▼▼▼

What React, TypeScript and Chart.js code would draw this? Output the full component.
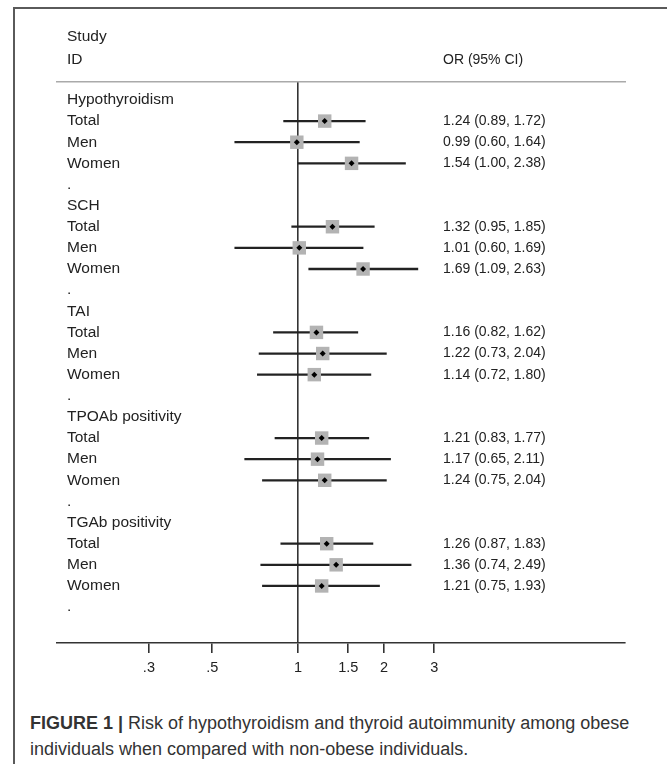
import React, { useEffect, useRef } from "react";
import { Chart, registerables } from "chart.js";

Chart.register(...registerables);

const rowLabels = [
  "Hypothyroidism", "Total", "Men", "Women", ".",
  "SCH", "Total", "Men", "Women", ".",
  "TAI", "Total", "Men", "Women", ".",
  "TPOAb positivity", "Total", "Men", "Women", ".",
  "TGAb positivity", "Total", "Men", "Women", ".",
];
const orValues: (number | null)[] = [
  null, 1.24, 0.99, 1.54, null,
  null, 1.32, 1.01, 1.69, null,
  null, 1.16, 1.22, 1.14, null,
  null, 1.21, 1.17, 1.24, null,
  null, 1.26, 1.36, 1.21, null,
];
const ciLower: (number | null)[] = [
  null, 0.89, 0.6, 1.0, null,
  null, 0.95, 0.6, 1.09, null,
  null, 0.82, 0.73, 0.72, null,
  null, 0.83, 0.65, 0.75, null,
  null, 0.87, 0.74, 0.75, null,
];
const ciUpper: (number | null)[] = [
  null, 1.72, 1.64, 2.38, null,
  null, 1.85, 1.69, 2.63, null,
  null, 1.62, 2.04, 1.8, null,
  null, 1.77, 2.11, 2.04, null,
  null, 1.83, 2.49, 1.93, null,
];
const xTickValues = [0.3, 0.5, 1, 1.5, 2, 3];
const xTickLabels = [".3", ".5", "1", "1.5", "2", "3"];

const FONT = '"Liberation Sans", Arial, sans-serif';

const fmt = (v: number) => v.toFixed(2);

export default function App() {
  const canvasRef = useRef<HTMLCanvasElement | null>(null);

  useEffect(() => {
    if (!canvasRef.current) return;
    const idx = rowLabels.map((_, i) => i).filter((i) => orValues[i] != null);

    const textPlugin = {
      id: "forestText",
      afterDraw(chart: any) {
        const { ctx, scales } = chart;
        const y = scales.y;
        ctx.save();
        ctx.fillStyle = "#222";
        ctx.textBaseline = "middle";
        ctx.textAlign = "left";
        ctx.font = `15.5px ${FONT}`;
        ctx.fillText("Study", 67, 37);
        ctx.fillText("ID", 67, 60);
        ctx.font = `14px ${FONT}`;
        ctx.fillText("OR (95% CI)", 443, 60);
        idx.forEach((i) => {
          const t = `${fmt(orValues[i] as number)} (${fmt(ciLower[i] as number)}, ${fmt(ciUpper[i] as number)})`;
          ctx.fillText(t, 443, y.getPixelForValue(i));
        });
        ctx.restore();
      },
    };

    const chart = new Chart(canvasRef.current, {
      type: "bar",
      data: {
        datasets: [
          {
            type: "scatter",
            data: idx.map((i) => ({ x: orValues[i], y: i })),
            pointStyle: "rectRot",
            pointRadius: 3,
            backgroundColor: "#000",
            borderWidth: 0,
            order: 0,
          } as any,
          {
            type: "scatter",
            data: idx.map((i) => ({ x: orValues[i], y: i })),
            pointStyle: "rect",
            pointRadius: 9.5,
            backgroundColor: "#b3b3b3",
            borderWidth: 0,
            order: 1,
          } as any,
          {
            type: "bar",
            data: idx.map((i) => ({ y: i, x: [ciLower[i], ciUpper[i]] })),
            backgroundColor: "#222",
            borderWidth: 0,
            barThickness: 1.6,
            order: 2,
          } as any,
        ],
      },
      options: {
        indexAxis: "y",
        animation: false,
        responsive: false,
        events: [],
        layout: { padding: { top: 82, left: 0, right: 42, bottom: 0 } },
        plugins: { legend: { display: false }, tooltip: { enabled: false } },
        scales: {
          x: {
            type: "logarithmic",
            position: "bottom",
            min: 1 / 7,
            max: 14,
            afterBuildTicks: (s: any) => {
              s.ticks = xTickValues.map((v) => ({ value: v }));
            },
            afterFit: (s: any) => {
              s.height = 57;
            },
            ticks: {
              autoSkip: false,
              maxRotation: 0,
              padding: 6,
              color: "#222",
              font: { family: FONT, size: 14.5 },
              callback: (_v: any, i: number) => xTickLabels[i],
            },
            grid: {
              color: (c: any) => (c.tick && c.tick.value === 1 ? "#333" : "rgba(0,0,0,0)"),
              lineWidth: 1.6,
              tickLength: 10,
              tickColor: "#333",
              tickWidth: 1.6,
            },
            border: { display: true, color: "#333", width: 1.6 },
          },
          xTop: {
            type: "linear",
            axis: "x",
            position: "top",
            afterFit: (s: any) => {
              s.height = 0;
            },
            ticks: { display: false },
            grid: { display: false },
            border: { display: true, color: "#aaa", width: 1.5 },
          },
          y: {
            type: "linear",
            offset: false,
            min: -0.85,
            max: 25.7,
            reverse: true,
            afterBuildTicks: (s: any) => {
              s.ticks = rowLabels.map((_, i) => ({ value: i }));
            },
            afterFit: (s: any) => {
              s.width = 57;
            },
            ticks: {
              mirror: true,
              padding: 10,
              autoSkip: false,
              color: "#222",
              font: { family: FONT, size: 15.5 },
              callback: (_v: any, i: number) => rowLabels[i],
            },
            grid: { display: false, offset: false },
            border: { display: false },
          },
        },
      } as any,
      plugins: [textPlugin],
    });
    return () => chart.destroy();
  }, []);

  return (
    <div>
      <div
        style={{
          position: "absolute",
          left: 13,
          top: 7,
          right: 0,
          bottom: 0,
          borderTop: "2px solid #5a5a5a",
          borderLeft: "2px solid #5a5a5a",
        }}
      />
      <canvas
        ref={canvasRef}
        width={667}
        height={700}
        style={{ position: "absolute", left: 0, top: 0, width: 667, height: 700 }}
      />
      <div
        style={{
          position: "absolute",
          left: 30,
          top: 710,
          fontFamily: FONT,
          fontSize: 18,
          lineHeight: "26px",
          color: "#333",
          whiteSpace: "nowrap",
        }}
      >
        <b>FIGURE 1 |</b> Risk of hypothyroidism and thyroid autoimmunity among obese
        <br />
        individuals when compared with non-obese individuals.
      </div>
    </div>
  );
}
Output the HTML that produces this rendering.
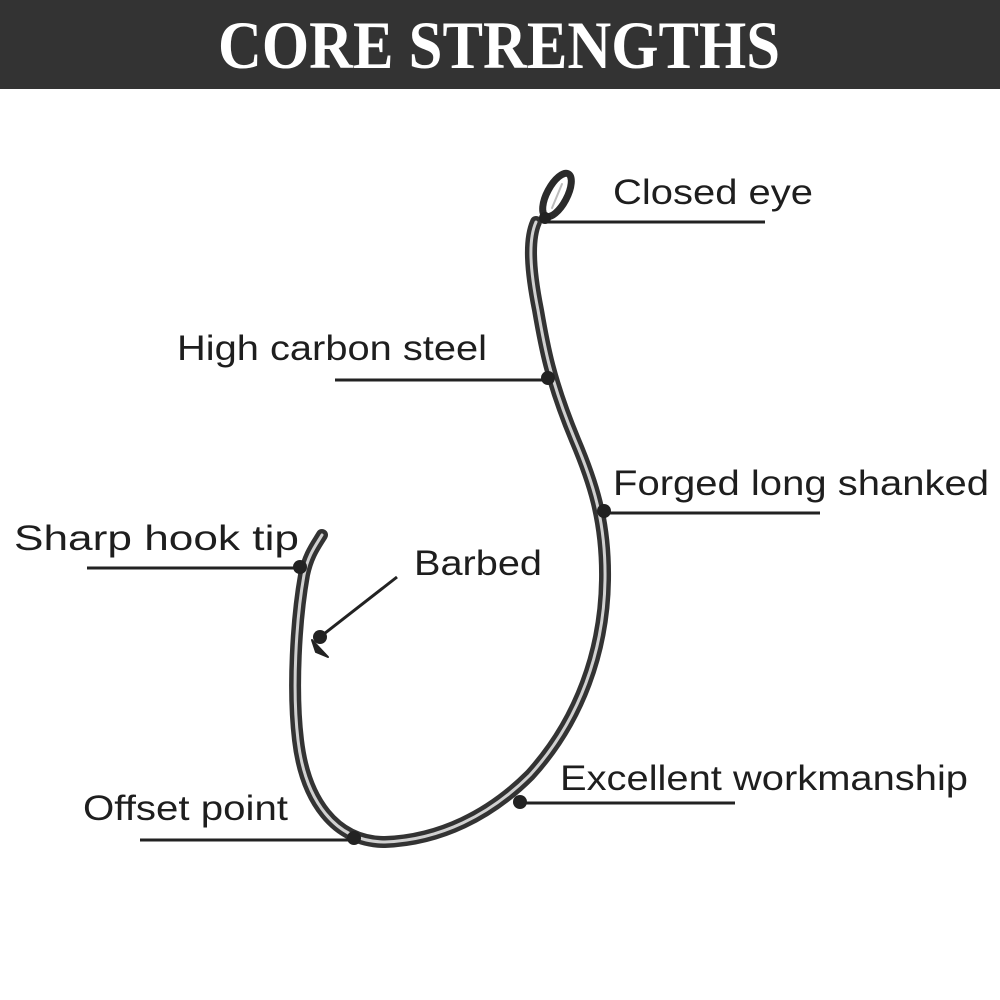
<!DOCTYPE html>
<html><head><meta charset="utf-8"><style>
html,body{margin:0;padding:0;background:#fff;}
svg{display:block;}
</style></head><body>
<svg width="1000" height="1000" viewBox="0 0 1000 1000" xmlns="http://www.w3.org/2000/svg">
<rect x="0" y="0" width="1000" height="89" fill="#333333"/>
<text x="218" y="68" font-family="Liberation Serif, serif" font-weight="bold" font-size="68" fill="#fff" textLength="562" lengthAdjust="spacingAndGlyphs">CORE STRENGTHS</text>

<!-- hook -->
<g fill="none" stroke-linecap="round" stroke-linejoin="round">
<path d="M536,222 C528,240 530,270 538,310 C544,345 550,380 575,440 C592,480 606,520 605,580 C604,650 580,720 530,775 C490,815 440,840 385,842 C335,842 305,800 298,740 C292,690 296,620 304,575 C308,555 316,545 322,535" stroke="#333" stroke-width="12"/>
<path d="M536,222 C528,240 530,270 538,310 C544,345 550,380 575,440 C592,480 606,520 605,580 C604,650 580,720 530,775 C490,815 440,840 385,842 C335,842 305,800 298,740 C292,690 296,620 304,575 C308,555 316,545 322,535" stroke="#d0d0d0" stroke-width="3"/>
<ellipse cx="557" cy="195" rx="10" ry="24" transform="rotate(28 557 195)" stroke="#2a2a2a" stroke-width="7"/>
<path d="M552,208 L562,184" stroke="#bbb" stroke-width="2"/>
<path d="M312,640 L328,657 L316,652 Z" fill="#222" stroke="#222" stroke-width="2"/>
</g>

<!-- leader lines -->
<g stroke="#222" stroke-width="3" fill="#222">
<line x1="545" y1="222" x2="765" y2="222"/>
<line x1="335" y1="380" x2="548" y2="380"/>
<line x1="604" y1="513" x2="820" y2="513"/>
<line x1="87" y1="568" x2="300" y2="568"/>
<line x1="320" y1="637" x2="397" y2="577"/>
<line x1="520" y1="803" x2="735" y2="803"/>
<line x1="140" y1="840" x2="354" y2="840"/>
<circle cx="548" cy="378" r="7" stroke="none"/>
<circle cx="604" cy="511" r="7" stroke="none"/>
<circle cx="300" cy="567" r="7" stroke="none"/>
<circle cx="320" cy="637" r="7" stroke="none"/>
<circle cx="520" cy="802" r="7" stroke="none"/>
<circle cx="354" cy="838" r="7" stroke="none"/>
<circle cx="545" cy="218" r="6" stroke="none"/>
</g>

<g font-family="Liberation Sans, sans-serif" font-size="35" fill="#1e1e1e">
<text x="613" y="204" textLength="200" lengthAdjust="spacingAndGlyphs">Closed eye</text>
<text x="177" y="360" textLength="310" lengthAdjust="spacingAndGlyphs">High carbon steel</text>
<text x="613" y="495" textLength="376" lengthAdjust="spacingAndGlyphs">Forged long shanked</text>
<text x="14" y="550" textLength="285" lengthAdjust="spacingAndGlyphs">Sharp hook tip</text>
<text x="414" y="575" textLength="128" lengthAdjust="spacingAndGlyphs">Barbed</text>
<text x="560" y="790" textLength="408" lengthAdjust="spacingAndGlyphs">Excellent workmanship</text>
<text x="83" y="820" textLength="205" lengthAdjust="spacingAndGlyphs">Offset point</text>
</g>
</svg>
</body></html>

▲▲▲

PROBLEM STATEMENT: Repeat the listing above from its first line through the line that contains "Chart.register(...registerables);", both included, and nothing more. Drop the pictures.

TASK ANSWER:
What React, TypeScript and Chart.js code would draw this? Output the full component.
import React, { useEffect, useRef } from "react";
import { Chart, registerables } from "chart.js";

Chart.register(...registerables);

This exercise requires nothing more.